* [SUPPLIED MATERIAL]:

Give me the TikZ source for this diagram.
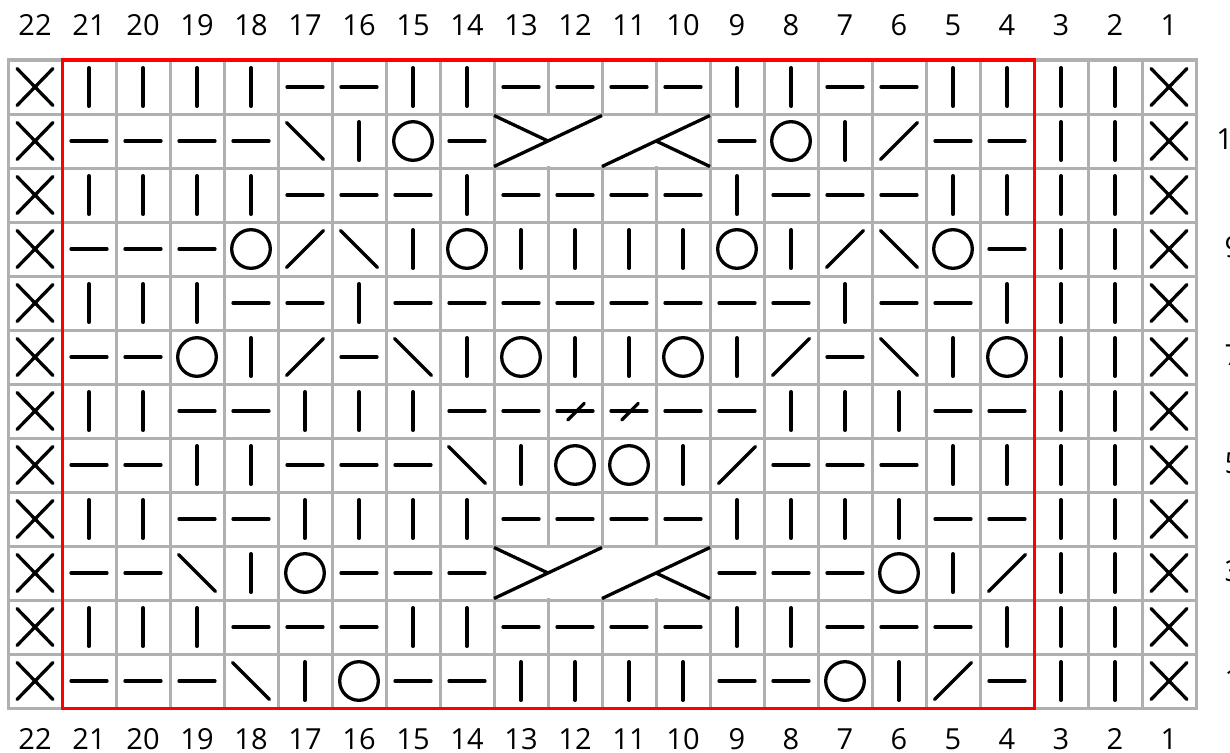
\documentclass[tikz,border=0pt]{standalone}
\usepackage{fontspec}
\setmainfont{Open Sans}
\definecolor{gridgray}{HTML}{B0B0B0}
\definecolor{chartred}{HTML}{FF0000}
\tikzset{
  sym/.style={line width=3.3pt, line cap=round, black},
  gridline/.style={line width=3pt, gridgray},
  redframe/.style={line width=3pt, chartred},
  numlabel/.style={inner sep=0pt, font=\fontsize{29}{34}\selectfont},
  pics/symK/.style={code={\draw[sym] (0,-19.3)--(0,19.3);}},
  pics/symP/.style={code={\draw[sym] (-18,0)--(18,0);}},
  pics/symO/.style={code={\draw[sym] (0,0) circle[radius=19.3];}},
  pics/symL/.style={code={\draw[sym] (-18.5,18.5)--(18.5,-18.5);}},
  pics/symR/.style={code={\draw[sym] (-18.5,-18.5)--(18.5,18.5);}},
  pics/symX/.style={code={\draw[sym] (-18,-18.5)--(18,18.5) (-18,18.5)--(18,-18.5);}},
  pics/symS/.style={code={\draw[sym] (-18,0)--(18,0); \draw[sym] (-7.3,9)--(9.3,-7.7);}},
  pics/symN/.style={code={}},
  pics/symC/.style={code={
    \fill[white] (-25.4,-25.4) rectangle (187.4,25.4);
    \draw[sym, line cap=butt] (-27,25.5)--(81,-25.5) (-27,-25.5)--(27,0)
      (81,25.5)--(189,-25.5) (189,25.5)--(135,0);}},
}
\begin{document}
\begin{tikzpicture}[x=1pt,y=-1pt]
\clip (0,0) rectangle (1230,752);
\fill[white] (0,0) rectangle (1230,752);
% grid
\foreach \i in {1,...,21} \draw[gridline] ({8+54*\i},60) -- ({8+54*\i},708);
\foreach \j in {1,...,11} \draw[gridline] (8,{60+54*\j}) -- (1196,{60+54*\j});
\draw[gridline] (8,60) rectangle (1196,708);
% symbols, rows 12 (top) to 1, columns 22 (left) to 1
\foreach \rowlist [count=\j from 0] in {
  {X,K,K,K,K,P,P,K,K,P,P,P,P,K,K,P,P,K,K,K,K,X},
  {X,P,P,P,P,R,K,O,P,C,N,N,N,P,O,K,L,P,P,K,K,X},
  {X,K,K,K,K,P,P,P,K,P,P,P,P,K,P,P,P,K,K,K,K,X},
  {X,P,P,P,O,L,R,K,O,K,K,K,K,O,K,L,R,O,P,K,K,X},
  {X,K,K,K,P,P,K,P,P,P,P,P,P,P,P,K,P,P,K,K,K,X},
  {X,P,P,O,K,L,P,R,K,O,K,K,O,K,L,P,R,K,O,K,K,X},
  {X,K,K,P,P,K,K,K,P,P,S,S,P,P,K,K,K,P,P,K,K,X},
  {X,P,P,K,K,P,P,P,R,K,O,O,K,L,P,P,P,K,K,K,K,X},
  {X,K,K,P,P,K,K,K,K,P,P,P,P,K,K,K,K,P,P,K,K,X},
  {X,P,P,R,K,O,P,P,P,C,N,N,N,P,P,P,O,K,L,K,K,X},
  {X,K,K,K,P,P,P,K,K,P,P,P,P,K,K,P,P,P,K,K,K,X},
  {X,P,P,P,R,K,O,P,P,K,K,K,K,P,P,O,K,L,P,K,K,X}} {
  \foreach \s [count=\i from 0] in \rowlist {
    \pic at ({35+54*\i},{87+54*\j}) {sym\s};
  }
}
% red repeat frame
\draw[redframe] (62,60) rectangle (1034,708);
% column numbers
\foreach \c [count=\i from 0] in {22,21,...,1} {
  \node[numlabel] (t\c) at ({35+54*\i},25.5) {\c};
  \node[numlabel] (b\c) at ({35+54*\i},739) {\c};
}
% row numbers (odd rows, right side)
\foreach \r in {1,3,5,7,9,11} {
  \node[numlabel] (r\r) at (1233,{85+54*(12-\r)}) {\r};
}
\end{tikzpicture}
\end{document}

* [WORK TO BE COMPLETED]: Give the material again exactly as it is, but keep the pictures out.

* [RESPONSE TO THE TASK]:
Give me the TikZ source for this diagram.
\documentclass[tikz,border=0pt]{standalone}
\usepackage{fontspec}
\setmainfont{Open Sans}
\definecolor{gridgray}{HTML}{B0B0B0}
\definecolor{chartred}{HTML}{FF0000}
\tikzset{
  sym/.style={line width=3.3pt, line cap=round, black},
  gridline/.style={line width=3pt, gridgray},
  redframe/.style={line width=3pt, chartred},
  numlabel/.style={inner sep=0pt, font=\fontsize{29}{34}\selectfont},
  pics/symK/.style={code={\draw[sym] (0,-19.3)--(0,19.3);}},
  pics/symP/.style={code={\draw[sym] (-18,0)--(18,0);}},
  pics/symO/.style={code={\draw[sym] (0,0) circle[radius=19.3];}},
  pics/symL/.style={code={\draw[sym] (-18.5,18.5)--(18.5,-18.5);}},
  pics/symR/.style={code={\draw[sym] (-18.5,-18.5)--(18.5,18.5);}},
  pics/symX/.style={code={\draw[sym] (-18,-18.5)--(18,18.5) (-18,18.5)--(18,-18.5);}},
  pics/symS/.style={code={\draw[sym] (-18,0)--(18,0); \draw[sym] (-7.3,9)--(9.3,-7.7);}},
  pics/symN/.style={code={}},
  pics/symC/.style={code={
    \fill[white] (-25.4,-25.4) rectangle (187.4,25.4);
    \draw[sym, line cap=butt] (-27,25.5)--(81,-25.5) (-27,-25.5)--(27,0)
      (81,25.5)--(189,-25.5) (189,25.5)--(135,0);}},
}
\begin{document}
\begin{tikzpicture}[x=1pt,y=-1pt]
\clip (0,0) rectangle (1230,752);
\fill[white] (0,0) rectangle (1230,752);
% grid
\foreach \i in {1,...,21} \draw[gridline] ({8+54*\i},60) -- ({8+54*\i},708);
\foreach \j in {1,...,11} \draw[gridline] (8,{60+54*\j}) -- (1196,{60+54*\j});
\draw[gridline] (8,60) rectangle (1196,708);
% symbols, rows 12 (top) to 1, columns 22 (left) to 1
\foreach \rowlist [count=\j from 0] in {
  {X,K,K,K,K,P,P,K,K,P,P,P,P,K,K,P,P,K,K,K,K,X},
  {X,P,P,P,P,R,K,O,P,C,N,N,N,P,O,K,L,P,P,K,K,X},
  {X,K,K,K,K,P,P,P,K,P,P,P,P,K,P,P,P,K,K,K,K,X},
  {X,P,P,P,O,L,R,K,O,K,K,K,K,O,K,L,R,O,P,K,K,X},
  {X,K,K,K,P,P,K,P,P,P,P,P,P,P,P,K,P,P,K,K,K,X},
  {X,P,P,O,K,L,P,R,K,O,K,K,O,K,L,P,R,K,O,K,K,X},
  {X,K,K,P,P,K,K,K,P,P,S,S,P,P,K,K,K,P,P,K,K,X},
  {X,P,P,K,K,P,P,P,R,K,O,O,K,L,P,P,P,K,K,K,K,X},
  {X,K,K,P,P,K,K,K,K,P,P,P,P,K,K,K,K,P,P,K,K,X},
  {X,P,P,R,K,O,P,P,P,C,N,N,N,P,P,P,O,K,L,K,K,X},
  {X,K,K,K,P,P,P,K,K,P,P,P,P,K,K,P,P,P,K,K,K,X},
  {X,P,P,P,R,K,O,P,P,K,K,K,K,P,P,O,K,L,P,K,K,X}} {
  \foreach \s [count=\i from 0] in \rowlist {
    \pic at ({35+54*\i},{87+54*\j}) {sym\s};
  }
}
% red repeat frame
\draw[redframe] (62,60) rectangle (1034,708);
% column numbers
\foreach \c [count=\i from 0] in {22,21,...,1} {
  \node[numlabel] (t\c) at ({35+54*\i},25.5) {\c};
  \node[numlabel] (b\c) at ({35+54*\i},739) {\c};
}
% row numbers (odd rows, right side)
\foreach \r in {1,3,5,7,9,11} {
  \node[numlabel] (r\r) at (1233,{85+54*(12-\r)}) {\r};
}
\end{tikzpicture}
\end{document}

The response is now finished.